Friedman stepped away from day-to-day operations but recently regained control after chef April Bloomfield, his previous business partner, severed ties with the restaurant.
It's a hell of a story, one that, understandably, has left many stunned and upset. How can such a prominent female chef—Hamilton's iconic Prune restaurant is approaching its 20-year anniversary—even begin to fathom going into business with a man like Friedman?
In a further twist, Hamilton has defended the partnership in an off-the-cuff manner through multiple statements, responding that her detractors "ought to be happy that these two women are going into a man-made disaster to help make things right," comparing the venture to chef José Andrés's humanitarian work in Puerto Rico.
There have been months of controversial back-and-forth in which folks are determining what to do with a restaurateur routinely labeled disgraced, showing that people's concerns about the partnership are valid. We're all asking essentially the same questions, including Merriman herself, who asked in a follow-up interview with Eater, "What does the possibility of redemption look like? Is it possible? I don’t know the answer to that, and I don’t think anyone does."
But I think we do. When you strip away the spiraling news cycle of reactionary responses and remove the tales of endemic sexual misconduct, what you're left with is the business of power and women's equality in the workplace.
Late last year, Rebecca Traister wrote cogently about this intersection in the wake of the #MeToo cultural reckoning, and the parallels are clear: Friedman's case goes beyond sexual harm to include professional harm and power abuse. And how we got here is men ("specifically white men," as Traister wrote) hold an unequal amount of power, leaving women to be dependent on those men for work and approval, among other things.
That's not to say Hamilton or Merriman are depending on Friedman for economic security. It does, however, seem to be a fruitful business deal. And perhaps that's what makes Hamilton's decision so gut-wrenching. If she and Merriman were angling for unconditional ownership, this would be a completely different story. But for all of her talk of "helping the industry at large" and going in there and fixing everything, the culture cannot change until we reevaluate the systemic disadvantaging of women from a sheer business sense of who ultimately wields the power and who makes the profit.

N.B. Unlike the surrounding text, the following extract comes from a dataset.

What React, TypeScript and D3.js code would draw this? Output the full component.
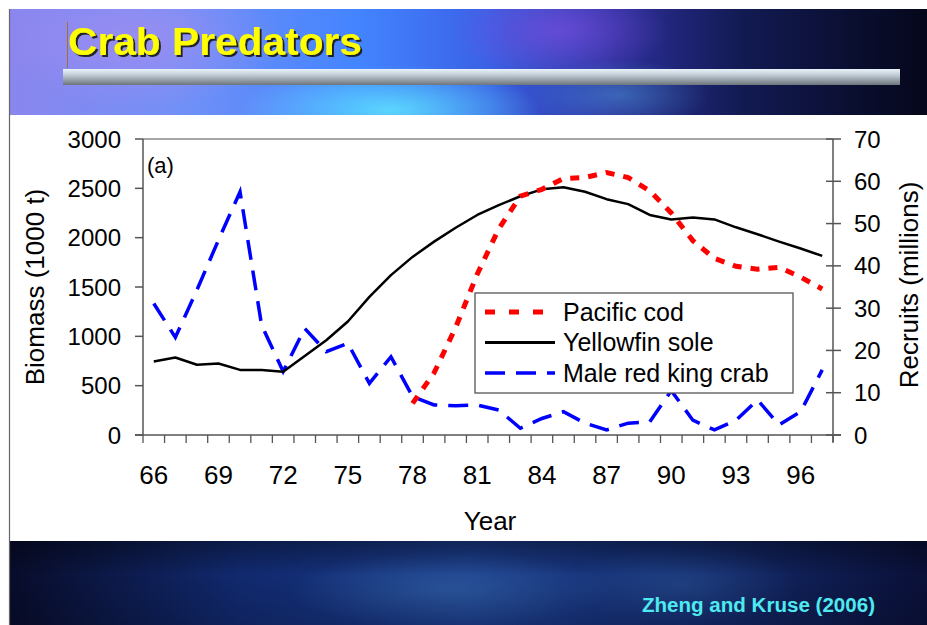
import React from 'react';
import * as d3 from 'd3';

// Years on the category axis (19xx)
const years = [66, 67, 68, 69, 70, 71, 72, 73, 74, 75, 76, 77, 78, 79, 80, 81, 82, 83, 84, 85, 86, 87, 88, 89, 90, 91, 92, 93, 94, 95, 96, 97];

// Yellowfin sole biomass (1000 t), left axis
const yellowfinSole = [745, 785, 712, 725, 660, 658, 640, 800, 960, 1150, 1400, 1620, 1805, 1960, 2100, 2230, 2330, 2420, 2490, 2510, 2465, 2390, 2340, 2230, 2185, 2205, 2185, 2105, 2035, 1960, 1890, 1815];

// Pacific cod biomass (1000 t), left axis, starts 1978
const codYears = [78, 79, 80, 81, 82, 83, 84, 85, 86, 87, 88, 89, 90, 91, 92, 93, 94, 95, 96, 97];
const pacificCod = [320, 630, 1090, 1630, 2090, 2420, 2490, 2600, 2610, 2660, 2610, 2475, 2250, 1970, 1790, 1710, 1680, 1700, 1600, 1480];

// Male red king crab recruits (millions), right axis
const kingCrab = [31.1, 23.1, 34.3, 46.1, 57.5, 26, 15.0, 25.2, 19.7, 21.7, 12.2, 18.5, 9.1, 7.1, 6.9, 7.1, 5.9, 1.6, 3.9, 5.5, 2.8, 1.2, 2.8, 3.1, 10.5, 3.5, 1.2, 3.5, 8.3, 2.4, 5.5, 15.4];

const leftTicks = [0, 500, 1000, 1500, 2000, 2500, 3000];
const rightTicks = [0, 10, 20, 30, 40, 50, 60, 70];
const yearLabels = [66, 69, 72, 75, 78, 81, 84, 87, 90, 93, 96];

const legendItems = [
    { label: 'Pacific cod', color: '#ff0000', width: 5, dash: '10 14' },
    { label: 'Yellowfin sole', color: '#000000', width: 3, dash: '' },
    { label: 'Male red king crab', color: '#0000ff', width: 3.5, dash: '20 11' },
];

const W = 927;
const H = 625;
const FONT = '"Liberation Sans", Arial, sans-serif';

export default function App() {
    const plot = { left: 143, right: 833, top: 139, bottom: 435 };

    const x = d3.scaleLinear().domain([65.5, 97.5]).range([plot.left, plot.right]);
    const yLeft = d3.scaleLinear().domain([0, 3000]).range([plot.bottom, plot.top]);
    const yRight = d3.scaleLinear().domain([0, 70]).range([plot.bottom, plot.top]);

    const lineLeft = d3.line<[number, number]>().x((d) => x(d[0])).y((d) => yLeft(d[1]));
    const lineRight = d3.line<[number, number]>().x((d) => x(d[0])).y((d) => yRight(d[1]));

    const solePath = lineLeft(years.map((yr, i) => [yr, yellowfinSole[i]] as [number, number])) ?? '';
    const codPath = lineLeft(codYears.map((yr, i) => [yr, pacificCod[i]] as [number, number])) ?? '';
    const crabPath = lineRight(years.map((yr, i) => [yr, kingCrab[i]] as [number, number])) ?? '';

    // tick marks sit on year boundaries
    const boundaries = [...years.map((yr) => yr - 0.5), 97.5];

    const axisColor = '#555';

    return (
        <svg width={W} height={H} style={{ position: 'absolute', left: 0, top: 0 }} fontFamily={FONT}>
            <defs>
                <linearGradient id="topBg" x1="0" x2="1" y1="0" y2="0">
                    <stop offset="0" stopColor="#8a86ee" />
                    <stop offset="0.18" stopColor="#7390f6" />
                    <stop offset="0.38" stopColor="#4384ff" />
                    <stop offset="0.52" stopColor="#3a62e6" />
                    <stop offset="0.66" stopColor="#2c2f9a" />
                    <stop offset="0.8" stopColor="#121a52" />
                    <stop offset="1" stopColor="#05071a" />
                </linearGradient>
                <radialGradient id="cyanGlow" cx="0.5" cy="0.5" r="0.5">
                    <stop offset="0" stopColor="#5fe6ff" stopOpacity="0.85" />
                    <stop offset="1" stopColor="#5fe6ff" stopOpacity="0" />
                </radialGradient>
                <radialGradient id="purpleGlow" cx="0.5" cy="0.5" r="0.5">
                    <stop offset="0" stopColor="#7a4de0" stopOpacity="0.7" />
                    <stop offset="1" stopColor="#7a4de0" stopOpacity="0" />
                </radialGradient>
                <radialGradient id="lilacGlow" cx="0.5" cy="0.5" r="0.5">
                    <stop offset="0" stopColor="#b08cf0" stopOpacity="0.6" />
                    <stop offset="1" stopColor="#b08cf0" stopOpacity="0" />
                </radialGradient>
                <linearGradient id="barGrad" x1="0" x2="0" y1="0" y2="1">
                    <stop offset="0" stopColor="#e8f2f8" />
                    <stop offset="0.35" stopColor="#c4d0d8" />
                    <stop offset="1" stopColor="#6c747c" />
                </linearGradient>
                <linearGradient id="botBg" x1="0" x2="1" y1="0" y2="0">
                    <stop offset="0" stopColor="#080c2a" />
                    <stop offset="0.25" stopColor="#11296e" />
                    <stop offset="0.5" stopColor="#1a3a88" />
                    <stop offset="0.75" stopColor="#132a6c" />
                    <stop offset="1" stopColor="#0a1038" />
                </linearGradient>
                <linearGradient id="botShade" x1="0" x2="0" y1="0" y2="1">
                    <stop offset="0" stopColor="#000" stopOpacity="0.35" />
                    <stop offset="0.4" stopColor="#000" stopOpacity="0" />
                    <stop offset="1" stopColor="#000" stopOpacity="0.15" />
                </linearGradient>
                <radialGradient id="botGlow" cx="0.5" cy="0.5" r="0.5">
                    <stop offset="0" stopColor="#3a70b0" stopOpacity="0.5" />
                    <stop offset="1" stopColor="#3a70b0" stopOpacity="0" />
                </radialGradient>
                <filter id="titleShadow" x="-5%" y="-20%" width="110%" height="140%">
                    <feDropShadow dx="2" dy="2" stdDeviation="0.6" floodColor="#1a1a1a" floodOpacity="0.95" />
                </filter>
                <clipPath id="topClip">
                    <rect x={9} y={9} width={W - 9} height={106} />
                </clipPath>
                <clipPath id="botClip">
                    <rect x={9} y={541} width={W - 9} height={H - 541} />
                </clipPath>
            </defs>

            <rect x={0} y={0} width={W} height={H} fill="#fff" />

            {/* top banner */}
            <g clipPath="url(#topClip)">
                <rect x={9} y={9} width={W - 9} height={106} fill="url(#topBg)" />
                <ellipse cx={140} cy={40} rx={140} ry={70} fill="url(#lilacGlow)" />
                <ellipse cx={390} cy={110} rx={150} ry={45} fill="url(#cyanGlow)" />
                <ellipse cx={560} cy={30} rx={110} ry={50} fill="url(#purpleGlow)" />
                <ellipse cx={620} cy={95} rx={90} ry={35} fill="url(#cyanGlow)" opacity={0.35} />
            </g>
            <rect x={63} y={69} width={837} height={16} fill="url(#barGrad)" />
            <line x1={67.5} x2={67.5} y1={22} y2={68} stroke="#a07030" strokeWidth={1} />
            <text x={68} y={55} fontSize={38} fontWeight={700} fill="#ffff00" textLength={294} lengthAdjust="spacingAndGlyphs" filter="url(#titleShadow)">
                Crab Predators
            </text>

            {/* bottom banner */}
            <g clipPath="url(#botClip)">
                <rect x={9} y={541} width={W - 9} height={H - 541} fill="url(#botBg)" />
                <ellipse cx={450} cy={590} rx={160} ry={40} fill="url(#botGlow)" />
                <ellipse cx={680} cy={585} rx={120} ry={40} fill="url(#botGlow)" opacity={0.6} />
                <rect x={9} y={541} width={W - 9} height={H - 541} fill="url(#botShade)" />
            </g>
            <text x={875} y={612} fontSize={20} fontWeight={700} fill="#4eeaf0" textAnchor="end" textLength={233} lengthAdjust="spacingAndGlyphs">
                Zheng and Kruse (2006)
            </text>

            {/* slide left edge */}
            <line x1={9.5} x2={9.5} y1={9} y2={H} stroke="#666" strokeWidth={1.2} />

            {/* plot frame */}
            <line x1={plot.left} x2={plot.right} y1={plot.top} y2={plot.top} stroke="#888" strokeWidth={1.5} />
            <line x1={plot.left} x2={plot.left} y1={plot.top} y2={plot.bottom} stroke={axisColor} strokeWidth={1.5} />
            <line x1={plot.right} x2={plot.right} y1={plot.top} y2={plot.bottom + 7} stroke={axisColor} strokeWidth={1.5} />
            <line x1={plot.left - 8} x2={plot.right + 8} y1={plot.bottom} y2={plot.bottom} stroke={axisColor} strokeWidth={1.5} />

            {/* left axis */}
            {leftTicks.map((t) => (
                <g key={`l${t}`}>
                    <line x1={plot.left - 8} x2={plot.left} y1={yLeft(t)} y2={yLeft(t)} stroke={axisColor} strokeWidth={1.5} />
                    <text x={121} y={yLeft(t)} dy="0.36em" fontSize={24} textAnchor="end" fill="#000">
                        {t}
                    </text>
                </g>
            ))}

            {/* right axis */}
            {rightTicks.map((t) => (
                <g key={`r${t}`}>
                    <line x1={plot.right - 7} x2={plot.right + 8} y1={yRight(t)} y2={yRight(t)} stroke={axisColor} strokeWidth={1.5} />
                    <text x={854} y={yRight(t)} dy="0.36em" fontSize={24} textAnchor="start" fill="#000">
                        {t}
                    </text>
                </g>
            ))}

            {/* bottom axis */}
            {boundaries.map((b) => (
                <line key={`b${b}`} x1={x(b)} x2={x(b)} y1={plot.bottom} y2={plot.bottom + 8} stroke={axisColor} strokeWidth={1.3} />
            ))}
            {yearLabels.map((yr) => (
                <text key={`y${yr}`} x={x(yr)} y={484} fontSize={26} textAnchor="middle" fill="#000">
                    {yr}
                </text>
            ))}

            <text x={490} y={530} fontSize={26} textAnchor="middle" fill="#000">Year</text>
            <text transform="translate(44,287) rotate(-90)" fontSize={26} textAnchor="middle" fill="#000">
                Biomass (1000 t)
            </text>
            <text transform="translate(918,285) rotate(-90)" fontSize={26} textAnchor="middle" fill="#000">
                Recruits (millions)
            </text>
            <text x={147} y={173} fontSize={22} fill="#000">(a)</text>

            {/* series */}
            <path d={crabPath} fill="none" stroke="#0000ff" strokeWidth={3.5} strokeDasharray="20 11" />
            <path d={solePath} fill="none" stroke="#000" strokeWidth={2.5} strokeLinejoin="round" />
            <path d={codPath} fill="none" stroke="#ff0000" strokeWidth={5} strokeDasharray="9 9" />

            {/* legend */}
            <rect x={475} y={293} width={318} height={100} fill="#fff" stroke={axisColor} strokeWidth={1.3} />
            {legendItems.map((it, i) => (
                <g key={it.label} transform={`translate(0,${312 + i * 30.5})`}>
                    <line x1={485} x2={555} y1={0} y2={0} stroke={it.color} strokeWidth={it.width} strokeDasharray={it.dash || undefined} />
                    <text x={563} y={0} dy="0.35em" fontSize={25} fill="#000">
                        {it.label}
                    </text>
                </g>
            ))}
        </svg>
    );
}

If Hamilton and Merrian truly believe what they're doing benefits women's advancement toward social and professional equality, they may need to take a harder look at Friedman, whose actions in the past exemplify exactly what holds women back. No, we may not have any definitive answers, but I do know the people around me are demanding them. And one thing is for sure: Hamilton's book will not be enough to illuminate the situation.